Minutes after routine surgery for acute appendicitis in October 2003, Staff Sgt. Dean Witt, 25, was being moved to a recovery room at a Northern California military hospital when he gasped and stopped breathing.
Military medical malpractice: An article in Sunday's Section A about military medical personnel being immune from malpractice lawsuits said Rep. Duncan Hunter (R-Alpine) had served as a fighter pilot. He was an Army infantry officer in Vietnam. —

A student nurse assisting an understaffed anesthesia team tried to resuscitate Witt and failed. Inexplicably, Witt's gurney was wheeled into a pediatric area. Lifesaving devices sized for children, not a 175-pound adult, proved useless, according to an internal report on the incident.

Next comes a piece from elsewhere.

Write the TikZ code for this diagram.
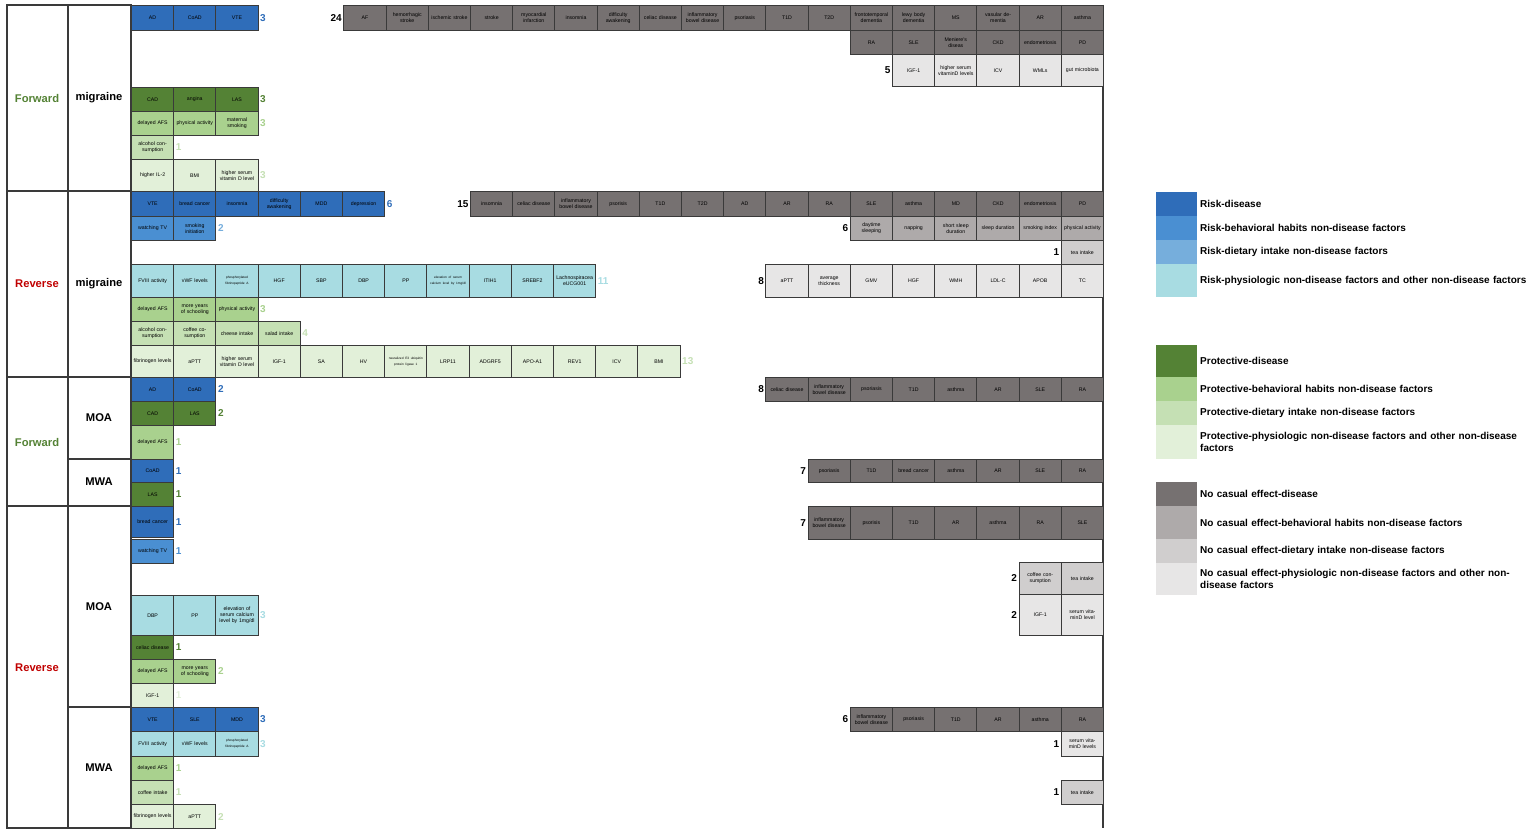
\documentclass[tikz,border=0pt]{standalone}
\usepackage{fontspec}
\setmainfont{Liberation Sans}
\definecolor{rD}{HTML}{2F6DB9}\definecolor{rB}{HTML}{4A8FD2}\definecolor{rT}{HTML}{76AEDC}\definecolor{rP}{HTML}{A8DCE2}
\definecolor{pD}{HTML}{548235}\definecolor{pB}{HTML}{A9D18E}\definecolor{pT}{HTML}{C5E0B4}\definecolor{pP}{HTML}{E2F0D9}
\definecolor{nD}{HTML}{767171}\definecolor{nB}{HTML}{AEAAAA}\definecolor{nT}{HTML}{D0CECE}\definecolor{nP}{HTML}{E7E6E6}
\definecolor{lnc}{HTML}{3A3A3A}
\tikzset{
 cell/.style={draw=lnc,line width=0.5pt,anchor=north west,minimum width=21.1pt,text width=19.6pt,inner sep=0.3pt,align=center,font=\fontsize{2.6}{3}\selectfont},
 cnt/.style={font=\fontsize{5}{6}\selectfont\bfseries,inner sep=0.6pt},
 grp/.style={font=\fontsize{5.6}{7}\selectfont\bfseries},
 leg/.style={anchor=west,text width=166pt,align=left,font=\fontsize{5}{6}\selectfont\bfseries,inner sep=1pt},
 sw/.style={anchor=north west,minimum width=20.5pt,inner sep=0pt},
 frame/.style={draw=lnc,line width=0.6pt}
}
% left row: name, y, height(px), fill, count, countcolor, list
\newcommand\lrow[7]{%
 \foreach \t [count=\i] in {#7} {\node[cell,fill=#4,minimum height=#3*0.5pt] (#1-\i) at ({131+(\i-1)*42.2},#2) {\t};\xdef\lastidx{\i}}%
 \node[cnt,anchor=west,text=#6] (#1-n) at (#1-\lastidx.east) {#5};}
% right row: name, x start, y, height, fill, count, list
\newcommand\rrow[7]{%
 \foreach \t [count=\i] in {#7} {\node[cell,fill=#5,minimum height=#4*0.5pt,text=black] (#1-\i) at ({#2+(\i-1)*42.2},#3) {\t};}%
 \node[cnt,anchor=east] (#1-n) at (#1-1.west) {#6};}
\begin{document}
\begin{tikzpicture}[x=0.5pt,y=-0.5pt]
\useasboundingbox (0,0) rectangle (1535,834);
% frame
\draw[frame] (7,5) rectangle (131,828);
\draw[frame] (68,5) -- (68,828) (7,191) -- (131,191) (7,377) -- (131,377) (7,506) -- (131,506)
 (68,459) -- (131,459) (68,707) -- (131,707) (1103,5) -- (1103,828);
\node[grp,text=pD] (g1) at (37,98) {Forward};
\node[grp] (m1) at (99,98) {migraine};
\node[grp,text={rgb,255:red,192;green,0;blue,0}] (g2) at (37,284) {Reverse};
\node[grp] (m2) at (99,284) {migraine};
\node[grp,text=pD] (g3) at (37,442) {Forward};
\node[grp] (m3) at (99,418) {MOA};
\node[grp] (m4) at (99,482) {MWA};
\node[grp,text={rgb,255:red,192;green,0;blue,0}] (g4) at (37,668) {Reverse};
\node[grp] (m5) at (99,607) {MOA};
\node[grp] (m6) at (99,768) {MWA};
% Forward migraine
\lrow{a1}{5}{25}{rD}{3}{rD}{AD,CoAD,VTE}
\lrow{a2}{87}{24}{pD}{3}{pD}{CAD,angina,LAS}
\lrow{a3}{111}{24}{pB}{3}{pB}{delayed AFS,physical activity,maternal smoking}
\lrow{a4}{135}{24}{pT}{1}{pT}{alcohol consumption}
\lrow{a5}{159}{32}{pP}{3}{pT}{higher IL-2,BMI,higher serum vitamin D level}
\rrow{b1}{343.4}{5}{25}{nD}{24}{AF,hemorrhagic stroke,ischemic stroke,stroke,myocardial infarction,insomnia,difficulty awakening,celiac disease,inflammatory bowel disease,psoriasis,T1D,T2D,frontotemporal dementia,lewy body dementia,MS,vasular dementia,AR,asthma}
\foreach \t [count=\i] in {RA,SLE,Meniere's diseas,CKD,endometriosis,PD} {\node[cell,fill=nD,minimum height=12pt] (b2-\i) at ({849.8+(\i-1)*42.2},30) {\t};}
\rrow{b3}{892}{54}{32}{nP}{5}{IGF-1,higher serum vitaminD levels,ICV,WMLs,gut microbiota}
% Reverse migraine
\lrow{c1}{191}{25}{rD}{6}{rD}{VTE,bread cancer,insomnia,difficulty awakening,MDD,depression}
\lrow{c2}{216}{24}{rB}{2}{rT}{watching TV,smoking initiation}
\lrow{c3}{264}{33}{rP}{11}{rP}{FVIII activity,vWF levels,{\fontsize{1.6}{2}\selectfont phosphorylated fibrinopeptide A},HGF,SBP,DBP,PP,{\fontsize{1.6}{2}\selectfont elevation of serum calcium level by 1mg/dl},ITIH1,SREBF2,Lachnospiracea eUCG001}
\lrow{c4}{297}{24}{pB}{3}{pB}{delayed AFS,more years of schooling,physical activity}
\lrow{c5}{321}{24}{pT}{4}{pT}{alcohol consumption,coffee cosumption,cheese intake,salad intake}
\lrow{c6}{345}{32}{pP}{13}{pT}{fibrinogen levels,aPTT,higher serum vitamin D level,IGF-1,SA,HV,{\fontsize{1.6}{2}\selectfont neuralized E3 ubiquitin protein ligase 1},LRP11,ADGRF5,APO-A1,REV1,ICV,BMI}
\rrow{d1}{470}{191}{25}{nD}{15}{insomnia,celiac disease,inflammatory bowel disease,psorisis,T1D,T2D,AD,AR,RA,SLE,asthma,MD,CKD,endometriosis,PD}
\rrow{d2}{849.8}{216}{24}{nB}{6}{daytime sleeping,napping,short sleep duration,sleep duration,smoking index,physical activity}
\rrow{d3}{1060.8}{240}{24}{nT}{1}{tea intake}
\rrow{d4}{765.4}{264}{33}{nP}{8}{aPTT,average thickness,GMV,HGF,WMH,LDL-C,APOB,TC}
% Forward MOA / MWA
\lrow{e1}{377}{24}{rD}{2}{rD}{AD,CoAD}
\lrow{e2}{401}{24}{pD}{2}{pD}{CAD,LAS}
\lrow{e3}{425}{34}{pB}{1}{pB}{delayed AFS}
\lrow{e4}{459}{23}{rD}{1}{rD}{CoAD}
\lrow{e5}{482}{24}{pD}{1}{pD}{LAS}
\rrow{f1}{765.4}{377}{24}{nD}{8}{celiac disease,inflammatory bowel disease,psoriasis,T1D,asthma,AR,SLE,RA}
\rrow{f2}{807.6}{459}{23}{nD}{7}{psoriasis,T1D,bread cancer,asthma,AR,SLE,RA}
% Reverse MOA / MWA
\lrow{g1r}{506}{31}{rD}{1}{rD}{bread cancer}
\lrow{g2r}{539}{24}{rB}{1}{rB}{watching TV}
\lrow{g3r}{595}{40}{rP}{3}{rP}{DBP,PP,elevation of serum calcium level by 1mg/dl}
\lrow{g4r}{635}{24}{pD}{1}{pD}{celiac disease}
\lrow{g5r}{659}{24}{pB}{2}{pB}{delayed AFS,more years of schooling}
\lrow{g6r}{683}{24}{pP}{1}{pP}{IGF-1}
\lrow{h1}{707}{24}{rD}{3}{rD}{VTE,SLE,MDD}
\lrow{h2}{731}{25}{rP}{3}{rP}{FVIII activity,vWF levels,{\fontsize{1.6}{2}\selectfont phosphorylated fibrinopeptide A}}
\lrow{h3}{756}{24}{pB}{1}{pB}{delayed AFS}
\lrow{h4}{780}{24}{pT}{1}{pT}{coffee intake}
\lrow{h5}{804}{24}{pP}{2}{pT}{fibrinogen levels,aPTT}
\rrow{i1}{807.6}{506}{33}{nD}{7}{inflammatory bowel disease,psorisis,T1D,AR,asthma,RA,SLE}
\rrow{i2}{1018.6}{562}{32}{nT}{2}{coffee consumption,tea intake}
\rrow{i3}{1018.6}{594}{41}{nP}{2}{IGF-1,serum vitaminD level}
\rrow{i4}{849.8}{707}{24}{nD}{6}{inflammatory bowel disease,psoriasis,T1D,AR,asthma,RA}
\rrow{i5}{1060.8}{731}{25}{nP}{1}{serum vitaminD levels}
\rrow{i6}{1060.8}{780}{24}{nT}{1}{tea intake}
% legend
\foreach \c/\y/\h/\t [count=\k] in {
 rD/192/24/Risk-disease,
 rB/216/24/Risk-behavioral habits non-disease factors,
 rT/240/24/Risk-dietary intake non-disease factors,
 rP/264/33/Risk-physiologic non-disease factors and other non-disease factors,
 pD/345/32/Protective-disease,
 pB/377/24/Protective-behavioral habits non-disease factors,
 pT/401/24/Protective-dietary intake non-disease factors,
 pP/425/34/Protective-physiologic non-disease factors and other non-disease factors,
 nD/482/24/No casual effect-disease,
 nB/506/33/No casual effect-behavioral habits non-disease factors,
 nT/539/24/No casual effect-dietary intake non-disease factors,
 nP/563/32/No casual effect-physiologic non-disease factors and other non-disease factors}
 {\node[sw,fill=\c,minimum height=\h*0.5pt] (sw\k) at (1156,\y) {};
  \node[leg] (lg\k) at (sw\k.east) {\t};}
\end{tikzpicture}
\end{document}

Medical personnel at David Grant Medical Center at Travis Air Force Base screamed at each other. A double dose of a powerful stimulant was mistakenly administered. When a breathing tube was finally inserted, it was misdirected, uselessly pumping air into the patient's stomach. Errors compounded errors and delays multiplied.

By the time a breathing tube finally was inserted correctly, Witt had devastating brain damage. Three months later, he was removed from life support and died. Witt, who grew up in Oroville, Calif., left behind a wife and two children, including a 4-month-old son.

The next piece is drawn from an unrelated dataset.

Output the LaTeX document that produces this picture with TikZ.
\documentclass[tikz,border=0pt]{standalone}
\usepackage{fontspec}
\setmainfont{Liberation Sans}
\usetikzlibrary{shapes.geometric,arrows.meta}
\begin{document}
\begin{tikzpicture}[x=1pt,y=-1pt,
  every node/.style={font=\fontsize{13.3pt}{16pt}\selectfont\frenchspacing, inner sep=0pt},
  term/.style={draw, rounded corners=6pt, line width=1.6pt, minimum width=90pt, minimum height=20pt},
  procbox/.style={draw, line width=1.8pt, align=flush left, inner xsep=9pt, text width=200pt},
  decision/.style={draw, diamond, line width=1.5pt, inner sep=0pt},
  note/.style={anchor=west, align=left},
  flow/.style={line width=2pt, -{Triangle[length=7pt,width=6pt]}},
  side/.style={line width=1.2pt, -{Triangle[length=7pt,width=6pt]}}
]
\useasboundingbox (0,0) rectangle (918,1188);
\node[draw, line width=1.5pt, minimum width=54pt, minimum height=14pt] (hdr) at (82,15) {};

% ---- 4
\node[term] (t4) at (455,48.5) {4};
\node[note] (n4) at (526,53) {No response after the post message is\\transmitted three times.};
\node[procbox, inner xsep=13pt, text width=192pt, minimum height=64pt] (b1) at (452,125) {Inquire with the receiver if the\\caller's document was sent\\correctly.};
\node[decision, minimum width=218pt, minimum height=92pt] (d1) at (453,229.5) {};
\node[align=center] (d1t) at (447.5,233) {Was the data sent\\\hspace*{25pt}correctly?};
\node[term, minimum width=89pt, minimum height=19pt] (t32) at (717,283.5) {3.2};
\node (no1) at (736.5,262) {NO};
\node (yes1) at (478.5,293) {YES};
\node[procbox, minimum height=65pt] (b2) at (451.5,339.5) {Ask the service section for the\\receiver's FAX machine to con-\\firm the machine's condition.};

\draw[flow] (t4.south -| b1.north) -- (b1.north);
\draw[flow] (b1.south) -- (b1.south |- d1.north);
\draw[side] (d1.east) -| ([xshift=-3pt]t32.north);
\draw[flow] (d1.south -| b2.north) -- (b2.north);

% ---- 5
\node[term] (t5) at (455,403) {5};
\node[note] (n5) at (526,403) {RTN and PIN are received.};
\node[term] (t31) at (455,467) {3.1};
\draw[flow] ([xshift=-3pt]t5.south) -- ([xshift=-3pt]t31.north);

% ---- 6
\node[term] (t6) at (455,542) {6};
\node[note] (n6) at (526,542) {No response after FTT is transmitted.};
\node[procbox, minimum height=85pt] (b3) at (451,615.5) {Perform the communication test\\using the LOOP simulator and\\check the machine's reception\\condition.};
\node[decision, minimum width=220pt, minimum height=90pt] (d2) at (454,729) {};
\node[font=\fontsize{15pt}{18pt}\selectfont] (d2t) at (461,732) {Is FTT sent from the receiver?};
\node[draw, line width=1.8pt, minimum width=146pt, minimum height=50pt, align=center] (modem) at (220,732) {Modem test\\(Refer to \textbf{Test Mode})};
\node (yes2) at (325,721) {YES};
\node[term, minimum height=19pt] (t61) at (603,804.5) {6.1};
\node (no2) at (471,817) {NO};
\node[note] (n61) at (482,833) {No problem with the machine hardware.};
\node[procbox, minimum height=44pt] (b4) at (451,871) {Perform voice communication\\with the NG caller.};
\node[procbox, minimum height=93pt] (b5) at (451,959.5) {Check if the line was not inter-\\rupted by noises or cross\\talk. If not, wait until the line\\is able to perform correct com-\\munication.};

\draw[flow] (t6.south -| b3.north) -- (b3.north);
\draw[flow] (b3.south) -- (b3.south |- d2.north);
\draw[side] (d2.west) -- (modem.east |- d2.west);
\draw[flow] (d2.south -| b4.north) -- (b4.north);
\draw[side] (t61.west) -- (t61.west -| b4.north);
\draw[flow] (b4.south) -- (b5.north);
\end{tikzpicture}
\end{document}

"This medical incident was due to an avoidable error," concluded an unpublished internal report, a copy of which was reviewed by The Times.

Despite questionable medical care criticized in the report, the bereaved family could not sue for malpractice because Witt was an active-duty airman. Under limits stemming from a Supreme Court ruling nearly 60 years old, military hospitals and their staffs are immune from malpractice claims -- even for the most egregious lapses -- if the victim is an enlisted member on active duty.

A series of court rulings since 1950 have upheld the original decision, known as Feres vs. United States, denying members of the military the right to sue for damages over medical errors or even deliberate wrongs.

Barbara Cragnotti of Medford, Ore., learned of the Feres case after her son Joseph suffered lung and neurological injuries from undiagnosed pneumonia while under a military doctor's care. Joseph Cragnotti was in the Navy and had nearly completed training for submarine duty when he was stricken.

Military medical personnel failed to provide antibiotics, and her son ended up having multiple surgeries. He lost part of a lung. His mother said his condition deteriorated further after doctors at the naval hospital in Bremerton, Wash., took the sailor off a needed drug, causing seizures and permanent neurological damage.

Joseph Cragnotti, now 28, has left the military but still needs treatment for his medical conditions.

His mother joined VERPA -- Veterans Equal Rights Protection Advocacy -- a nonprofit group determined "to expose and remedy" what it calls "the un-American Feres doctrine."

Barbara Cragnotti, now head of the organization, foresees more trouble as wounded troops from Iraq and Afghanistan strain a taxed military health system. "Congress is not going to act until the public forces them to," she said. The military medical establishment is "hiding behind the Feres doctrine."

Christine Lemp, whose husband, James, 35, died after receiving questionable medical care at Missouri's Ft. Leonard Wood, said accountability was lacking. "One of the most disturbing things is that these doctors can do anything and nothing happens," she said.

Army Capt. James Lemp was diagnosed with a stomach virus in 2003. Hours later, he was brain-dead from a stroke-like condition called vertebral artery dissection. Experts hired by his wife said that with proper treatment, he would have had a 90% chance of recovery.

Defending the doctrine

Feres supporters say the doctrine is necessary to protect the military from costly, time-consuming trials that could compromise military discipline. Rep. Duncan Hunter (R-Alpine), a member of the House Armed Services Committee and a former fighter pilot, called Feres "a reasonable approach to ensuring that litigation does not interfere with the objectives and readiness of our nation's military."

For years, the Department of Justice and the Pentagon have joined forces to fend off legal and legislative challenges to Feres.